Мы вынуждены, следовательно, предположить, что вещи, которые я вижу, отличаются, частично или полностью, от моих ощущений. И это предположение, по-видимому, подразумевается различными отрывками у Беркли. Например, он говорит (i. стр. 307): «вещи, которые я воспринимаю, являются моими собственными идеями... вещи, я говорю, непосредственно воспринимаемые, являются идеями или ощущениями, называйте их как хотите», где он, по-видимому, отличает то, что непосредственно воспринимается (т. е. ощущения), от чего-то другого. И несколькими строками ранее он, по-видимому, склонен допустить существование чего-то другого, кроме моих ощущений, ибо он говорит: «идеи или вещи, воспринимаемые мной, либо сами по себе, либо их архетипы, существуют независимо от моего ума».

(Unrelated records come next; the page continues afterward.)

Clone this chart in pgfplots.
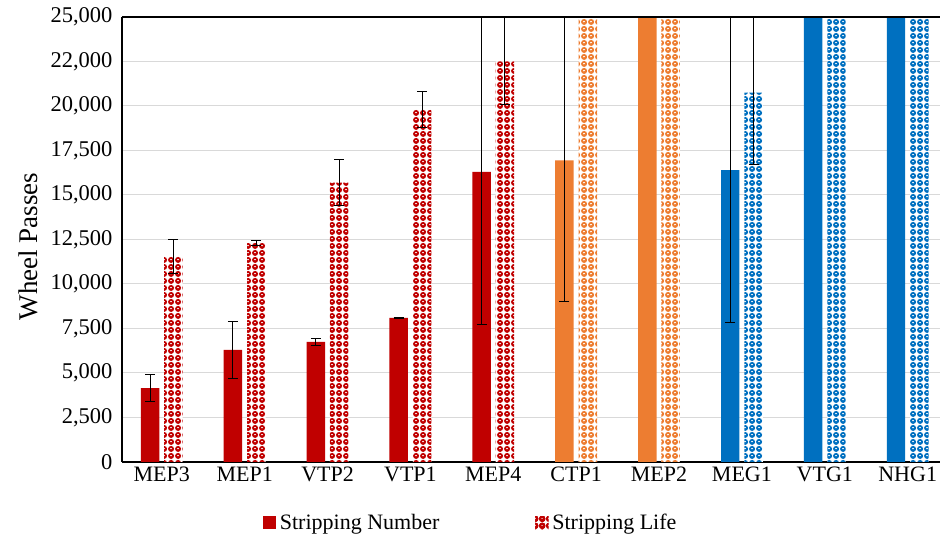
\documentclass[border=0pt]{standalone}
\usepackage{fontspec}
\setmainfont{Liberation Serif}
\usepackage{pgfplots}
\usepackage{pgfplotstable}
\pgfplotsset{compat=1.18}
\usetikzlibrary{patterns}
\definecolor{cred}{HTML}{C00000}
\definecolor{corange}{HTML}{ED7D31}
\definecolor{cblue}{HTML}{0070C0}
\definecolor{cgrid}{HTML}{D9D9D9}
\pgfdeclarepatternformonly{rings}{\pgfqpoint{0pt}{0pt}}{\pgfqpoint{7pt}{7pt}}{\pgfqpoint{7pt}{7pt}}{%
  \pgfsetlinewidth{1.9pt}%
  \pgfpathcircle{\pgfqpoint{3.5pt}{3.5pt}}{2.4pt}%
  \pgfusepath{stroke}%
  \pgfpathcircle{\pgfqpoint{3.5pt}{2.7pt}}{1.1pt}%
  \pgfusepath{fill}%
}

\pgfplotstableread{
x y ep em
0 4150 750 750
1 6300 1600 1600
2 6750 180 180
3 8100 40 40
4 16300 9500 8600
}\numred
\pgfplotstableread{
x y ep em
0 11550 950 950
1 12300 150 150
2 15700 1300 1300
3 19800 1000 1000
4 22500 3000 2400
}\lifered
\pgfplotstableread{
x y ep em
5 16950 9000 7950
6 25000 0 0
}\numorange
\pgfplotstableread{
x y
5 25000
6 25000
}\lifeorange
\pgfplotstableread{
x y ep em
7 16400 9500 8560
8 25000 0 0
9 25000 0 0
}\numblue
\pgfplotstableread{
x y ep em
7 20750 5000 4050
8 25000 0 0
9 25000 0 0
}\lifeblue

\begin{document}
\begin{tikzpicture}
\begin{axis}[
  scale only axis,
  width=818pt, height=445pt,
  xmin=-0.48, xmax=9.39,
  ymin=0, ymax=25000,
  scaled y ticks=false,
  ybar, bar width=0.223,
  axis x line*=bottom, axis y line*=left,
  axis line style={-, black, line width=1.2pt},
  major tick length=0pt,
  ymajorgrids, grid style={cgrid, line width=1pt},
  xtick={0,1,2,3,4,5,6,7,8,9},
  xticklabels={MEP3,MEP1,VTP2,VTP1,MEP4,CTP1,MEP2,MEG1,VTG1,NHG1},
  ytick={0,2500,5000,7500,10000,12500,15000,17500,20000,22500,25000},
  yticklabels={0,{2,500},{5,000},{7,500},{10,000},{12,500},{15,000},{17,500},{20,000},{22,000},{25,000}},
  x tick label style={font=\fontsize{22}{24}\selectfont, yshift=-1pt},
  y tick label style={font=\fontsize{22.5}{24}\selectfont, xshift=-6pt},
  ylabel={Wheel Passes},
  ylabel style={font=\fontsize{27}{29}\selectfont, yshift=6pt, xshift=-7pt},
  legend columns=2,
  legend style={draw=none, at={(0.172,-0.137)}, anchor=west, inner sep=0pt,
    font=\fontsize{22}{24}\selectfont,
    nodes={inner sep=4pt},
    /tikz/every even column/.append style={column sep=92pt}},
  error bars/error bar style={black, line width=1pt},
  error bars/error mark options={black, rotate=90, mark size=5pt, line width=1pt},
]
\coordinate (bl) at (rel axis cs:0,0);
\coordinate (tl) at (rel axis cs:0,1);
\coordinate (tr) at (rel axis cs:1,1);
\addplot[fill=cred, draw=none, bar shift=-0.141,
  legend image code/.code={\fill[cred] (0pt,-6.5pt) rectangle (13pt,6.5pt);},
  error bars/.cd, y dir=both, y explicit]
  table[x=x, y=y, y error plus=ep, y error minus=em] {\numred};
\addlegendentry{Stripping Number}
\addplot[fill=white, draw=none, bar shift=0.141,
  postaction={pattern=rings, pattern color=cred},
  legend image code/.code={\fill[white] (0pt,-6.5pt) rectangle (13pt,6.5pt);
    \fill[pattern=rings, pattern color=cred] (0pt,-6.5pt) rectangle (13pt,6.5pt);},
  error bars/.cd, y dir=both, y explicit]
  table[x=x, y=y, y error plus=ep, y error minus=em] {\lifered};
\addlegendentry{Stripping Life}
\addplot[fill=corange, draw=none, bar shift=-0.141, forget plot,
  error bars/.cd, y dir=both, y explicit]
  table[x=x, y=y, y error plus=ep, y error minus=em] {\numorange};
\addplot[fill=white, draw=none, bar shift=0.141, forget plot,
  postaction={pattern=rings, pattern color=corange}]
  table[x=x, y=y] {\lifeorange};
\addplot[fill=cblue, draw=none, bar shift=-0.141, forget plot,
  error bars/.cd, y dir=both, y explicit]
  table[x=x, y=y, y error plus=ep, y error minus=em] {\numblue};
\addplot[fill=white, draw=none, bar shift=0.141, forget plot,
  postaction={pattern=rings, pattern color=cblue},
  error bars/.cd, y dir=both, y explicit]
  table[x=x, y=y, y error plus=ep, y error minus=em] {\lifeblue};
\end{axis}
\draw[black, line width=1.2pt] (tl) -- (tr);
\path ([shift={(-122pt,-81pt)}]bl) rectangle ([shift={(1pt,17pt)}]tr);
\end{tikzpicture}
\end{document}
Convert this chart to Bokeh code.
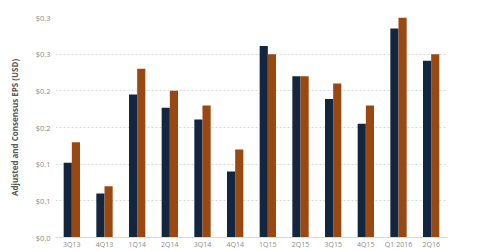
from bokeh.plotting import figure
from bokeh.models import FixedTicker, ColumnDataSource
from bokeh.transform import dodge
from bokeh.embed import file_html
from bokeh.resources import INLINE

quarters = ["3Q13", "4Q13", "1Q14", "2Q14", "3Q14", "4Q14", "1Q15", "2Q15",
            "3Q15", "4Q15", "Q1 2016", "2Q16"]
adjusted_eps = [0.102, 0.060, 0.195, 0.177, 0.161, 0.090, 0.261, 0.220,
                0.189, 0.155, 0.285, 0.241]
consensus_eps = [0.130, 0.070, 0.230, 0.200, 0.180, 0.120, 0.250, 0.220,
                 0.210, 0.180, 0.300, 0.250]
tick_values = [0.0, 0.05, 0.10, 0.15, 0.20, 0.25, 0.30]
tick_labels = ["$0.0", "$0.1", "$0.1", "$0.2", "$0.2", "$0.3", "$0.3"]

source = ColumnDataSource(dict(q=quarters, adj=adjusted_eps, con=consensus_eps))

p = figure(width=480, height=251, x_range=quarters, y_range=(0, 0.30),
           output_backend="svg", toolbar_location=None,
           min_border_left=55, min_border_right=33, min_border_top=17,
           min_border_bottom=6)

p.vbar(x=dodge("q", -0.125, range=p.x_range), top="adj", width=0.25,
       source=source, color="#13263f", line_color=None)
p.vbar(x=dodge("q", 0.125, range=p.x_range), top="con", width=0.25,
       source=source, color="#9a4812", line_color=None)

p.outline_line_color = None
p.xgrid.grid_line_color = None
p.ygrid.grid_line_color = "#d9d9d9"
p.ygrid.grid_line_dash = "2 2"

p.yaxis.ticker = FixedTicker(ticks=tick_values)
p.yaxis.major_label_overrides = {v: l for v, l in zip(tick_values, tick_labels)}
p.yaxis.axis_line_color = None
p.yaxis.major_tick_line_color = None
p.yaxis.minor_tick_line_color = None
p.yaxis.major_tick_out = 0
p.yaxis.major_tick_in = 0
p.yaxis.minor_tick_out = 0
p.yaxis.major_label_standoff = 5
p.yaxis.major_label_text_font_size = "7.5px"
p.yaxis.major_label_text_color = "#8a8a8a"
p.yaxis.major_label_text_font = "Open Sans"
p.yaxis.axis_label = "Adjusted and Consensus EPS (USD)"
p.yaxis.axis_label_text_font = "Open Sans"
p.yaxis.axis_label_text_font_style = "bold"
p.yaxis.axis_label_text_font_size = "8px"
p.yaxis.axis_label_text_color = "#595959"
p.yaxis.axis_label_standoff = 13

p.xaxis.axis_line_color = "#d9d9d9"
p.xaxis.major_tick_line_color = None
p.xaxis.minor_tick_line_color = None
p.xaxis.major_tick_out = 0
p.xaxis.major_tick_in = 0
p.xaxis.minor_tick_out = 0
p.xaxis.major_label_text_font_size = "7px"
p.xaxis.major_label_text_color = "#8a8a8a"
p.xaxis.major_label_text_font = "Open Sans"
p.xaxis.major_label_standoff = 2

open("out.html", "w").write(file_html(p, INLINE))
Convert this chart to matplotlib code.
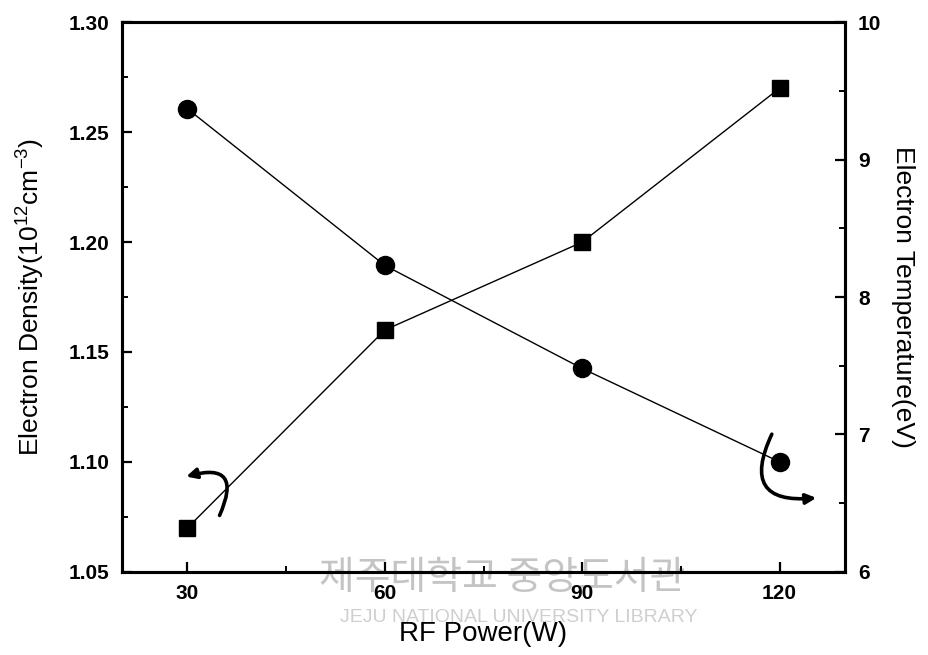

Постоянство вещей, несомненно, является выводом. Опыт показывает нам, что следствия, производимые причинами на наших глазах, в другое время производятся теми же причинами в наше отсутствие: огонь горит как в моем присутствии, так и в мое отсутствие. Следовательно, очевидно, что вещь, производящая свои следствия, когда у меня нет связанных с ней ощущений, должна отличаться от этих ощущений; и она должна быть существующей вещью, иначе ее следствия будут следствиями, произведенными несуществующей причиной. Утверждение, что ненаблюдаемая причина в этих случаях является возможностью ощущения, не решает проблемы. Возможное ощущение — это ощущение, которое, по сути, не существует и никогда не существовало. Это плод чистого воображения; и, следовательно, согласно этой теории, вся прошлая история вселенной является воображаемой. Не решается проблема и отрицанием существования таких вещей, как «причины», и утверждением, что мы знаем лишь «неизменные и безусловные антецеденты». Как может возможное ощущение, то есть событие, которое не произошло, предшествовать тому, которое происходит? Как может воображение моего разума предшествовать существованию моего разума?